I maintain a hard no-go list. Not because the assistant can’t generate code in these areas – it can, and that’s the problem.

  • Authentication and authorization. A subtle bug here is a security vulnerability. The cost of a mistake is too high relative to the time saved.
  • Cryptography. Just no. The assistant will confidently suggest insecure defaults.
  • Financial calculations at a fintech company. When you’re dealing with ledger operations, “close enough” isn’t a thing. Off-by-one errors in money are lawsuits.
  • Concurrency primitives. Go’s concurrency model is subtle. The assistant doesn’t understand happens-before relationships. It generates code that looks like it uses channels correctly but has race conditions.

What I Tell My Teams

I’ve been rolling this out gradually across teams I’ve worked with. The approach that works:

Start with opt-in, not mandates. Let people try it on low-risk tasks. Boilerplate, test scaffolding, documentation. No pressure.

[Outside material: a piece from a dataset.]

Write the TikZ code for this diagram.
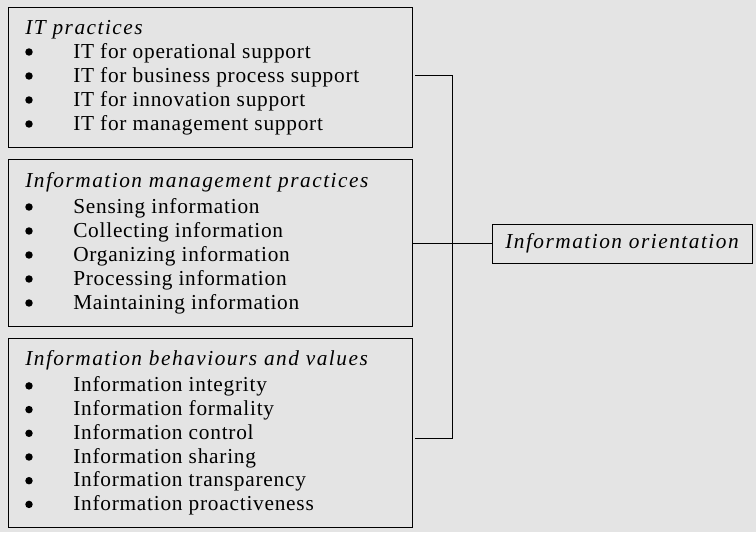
\documentclass[tikz,border=0pt]{standalone}
\usepackage{fontspec}
\setmainfont{Liberation Serif}[LetterSpace=3.5, ItalicFeatures={LetterSpace=7}]
\definecolor{paper}{RGB}{228,228,228}
\newcommand\txtsize{\fontsize{16}{19}\selectfont}
\begin{document}
\begin{tikzpicture}[x=0.75pt,y=-0.75pt,
  panel/.style={draw, line width=0.6pt, fill=paper, inner sep=0pt},
  head/.style={anchor=base west, inner sep=0pt, font=\txtsize\itshape},
  item/.style={anchor=base west, inner sep=0pt, font=\txtsize},
  dot/.style={circle, fill=black, inner sep=0pt, minimum size=5.6pt},
  wire/.style={line width=0.7pt}]

% page background
\fill[paper] (0,0) rectangle (756,532);
\useasboundingbox (0,0) rectangle (756,532);

% the three groups of practices
\node[panel, anchor=north west, minimum width=303pt, minimum height=105pt] (b1) at (8,7) {};
\node[panel, anchor=north west, minimum width=303pt, minimum height=125.25pt] (b2) at (8,159) {};
\node[panel, anchor=north west, minimum width=303pt, minimum height=141.75pt] (b3) at (8,338) {};

% outcome
\node[panel, minimum width=195pt, minimum height=29.25pt, font=\txtsize\itshape] (io) at (622,243.5) {Information orientation};

% group 1
\node[head] (h1) at (25,34) {IT practices};
\foreach \t [count=\i] in {IT for operational support, IT for business process support, IT for innovation support, IT for management support}{
  \node[item] (a\i) at (73,{34+24*\i}) {\t};
  \node[dot] (da\i) at (29,{34+24*\i-6}) {};
}

% group 2
\node[head] (h2) at (25,187) {Information management practices};
\foreach \t [count=\i] in {Sensing information, Collecting information, Organizing information, Processing information, Maintaining information}{
  \node[item] (m\i) at (73,{189+24*\i}) {\t};
  \node[dot] (dm\i) at (29,{189+24*\i-6}) {};
}

% group 3
\node[head] (h3) at (25,365) {Information behaviours and values};
\foreach \t [count=\i] in {Information integrity, Information formality, Information control, Information sharing, Information transparency, Information proactiveness}{
  \node[item] (v\i) at (73,{368.2+23.7*\i}) {\t};
  \node[dot] (dv\i) at (29,{368.2+23.7*\i-6}) {};
}

% bracket joining the groups
\coordinate (j1) at (415,75.5);
\coordinate (j3) at (415,438.5);
\coordinate (top) at (452.5,75.5);
\coordinate (bot) at (452.5,438.5);
\draw[wire] (j1) -- (top) -- (bot) -- (j3);
\draw[wire] (b2.east |- io.west) -- (io.west);
\end{tikzpicture}
\end{document}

Keep review standards unchanged. The bar for merging code doesn’t drop because an AI wrote the first draft. If anything, review should be more careful because the failure mode is “plausible but wrong.”

Track what you care about. Completion time. Bug rate. Review churn. Developer satisfaction after the novelty wears off – check in at 30 and 60 days, not just the first week when everyone is excited.

Be explicit about boundaries. Write down where the team will and won’t use it. Auth code, crypto, and permission logic are default no-go zones. Make this a team decision, not a personal preference.

The Honest Assessment

AI coding assistants are good. They aren’t transformative. They save real time on the boring parts of programming and zero time on the hard parts. The 10x productivity claims are marketing. The real number, in my experience, is something like 1.15x to 1.25x on the tasks where it helps, and 1.0x or worse on the tasks where it doesn’t.

The developers who benefit most are the ones who were already disciplined about code review and testing. The tool amplifies your existing workflow. If your workflow is “accept suggestion and ship,” you’re going to have a bad time.

Use it for drafts. Use it for repetition. Keep your review standards. That’s the entire playbook.